• [EXERCISE]
Leave out all pictures. Return exactly the lines from the top of the material through the line containing "40, 45, 50];".

• [DATASET CONTENT]

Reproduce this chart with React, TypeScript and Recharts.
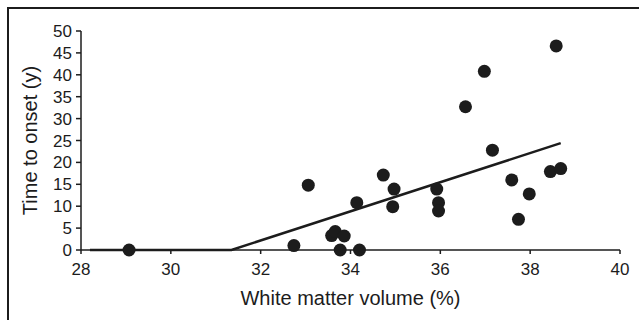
import { Label, Scatter, ScatterChart, XAxis, YAxis } from "recharts";

const volume = [
  29.07, 32.74, 33.06, 33.58, 33.66, 33.86, 33.77, 34.2, 34.14, 34.73, 34.97,
  34.94, 35.92, 35.96, 35.96, 36.56, 36.98, 37.16, 37.59, 37.74, 37.98, 38.45,
  38.58, 38.68,
];
const onset = [
  0, 1, 14.8, 3.3, 4.2, 3.2, 0, 0, 10.8, 17.1, 13.9, 9.9, 13.9, 10.8, 8.9, 32.7,
  40.8, 22.8, 16, 7, 12.8, 17.9, 46.6, 18.6,
];

// regression line, floored at zero
const fitX = [28.2, 31.35, 38.68];
const fitY = [0, 0, 24.4];

const xTicks = [28, 30, 32, 34, 36, 38, 40];
const yTicks = [0, 5, 10, 15, 20, 25, 30, 35, 40, 45, 50];

const points = volume.map((v, i) => ({ x: v, y: onset[i] }));
const fit = fitX.map((v, i) => ({ x: v, y: fitY[i] }));

const ink = "#1c1c1c";
const font = "'Liberation Sans', Arial, sans-serif";

const Dot = (p: any) => <circle cx={p.cx} cy={p.cy} r={6.5} fill={ink} />;

export default function App() {
  return (
    <div
      style={{
        position: "absolute",
        left: 0,
        top: 0,
        width: 639,
        height: 320,
        background: "#fff",
        fontFamily: font,
      }}
    >
      <div
        style={{
          position: "absolute",
          left: 7,
          top: 7,
          width: 640,
          height: 320,
          borderLeft: `2px solid ${ink}`,
          borderTop: `2px solid ${ink}`,
        }}
      />
      <ScatterChart
        width={639}
        height={320}
        margin={{ top: 31, right: 19, bottom: 10, left: 0 }}
        style={{ position: "absolute", left: 0, top: 0 }}
      >
        <XAxis
          type="number"
          dataKey="x"
          domain={[28, 40]}
          ticks={xTicks}
          interval={0}
          height={60}
          stroke={ink}
          strokeWidth={1.5}
          tickSize={4}
          tickMargin={9}
          tick={{ fill: ink, fontSize: 17, fontFamily: font }}
        >
          <Label
            value="White matter volume (%)"
            position="insideBottom"
            offset={5}
            style={{ fill: ink, fontSize: 20, fontFamily: font }}
          />
        </XAxis>
        <YAxis
          type="number"
          dataKey="y"
          domain={[0, 50]}
          ticks={yTicks}
          interval={0}
          width={81}
          stroke={ink}
          strokeWidth={1.5}
          tickSize={5}
          tickMargin={4}
          tick={{ fill: ink, fontSize: 17, fontFamily: font }}
        >
          <Label
            value="Time to onset (y)"
            angle={-90}
            position="insideLeft"
            offset={30}
            style={{
              fill: ink,
              fontSize: 20,
              fontFamily: font,
              textAnchor: "middle",
            }}
          />
        </YAxis>
        <Scatter
          data={fit}
          line={{ stroke: ink, strokeWidth: 2.5 }}
          shape={() => null}
          isAnimationActive={false}
        />
        <Scatter data={points} shape={Dot} isAnimationActive={false} />
      </ScatterChart>
    </div>
  );
}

• [RESULT]
Reproduce this chart with React, TypeScript and Recharts.
import { Label, Scatter, ScatterChart, XAxis, YAxis } from "recharts";

const volume = [
  29.07, 32.74, 33.06, 33.58, 33.66, 33.86, 33.77, 34.2, 34.14, 34.73, 34.97,
  34.94, 35.92, 35.96, 35.96, 36.56, 36.98, 37.16, 37.59, 37.74, 37.98, 38.45,
  38.58, 38.68,
];
const onset = [
  0, 1, 14.8, 3.3, 4.2, 3.2, 0, 0, 10.8, 17.1, 13.9, 9.9, 13.9, 10.8, 8.9, 32.7,
  40.8, 22.8, 16, 7, 12.8, 17.9, 46.6, 18.6,
];

// regression line, floored at zero
const fitX = [28.2, 31.35, 38.68];
const fitY = [0, 0, 24.4];

const xTicks = [28, 30, 32, 34, 36, 38, 40];
const yTicks = [0, 5, 10, 15, 20, 25, 30, 35, 40, 45, 50];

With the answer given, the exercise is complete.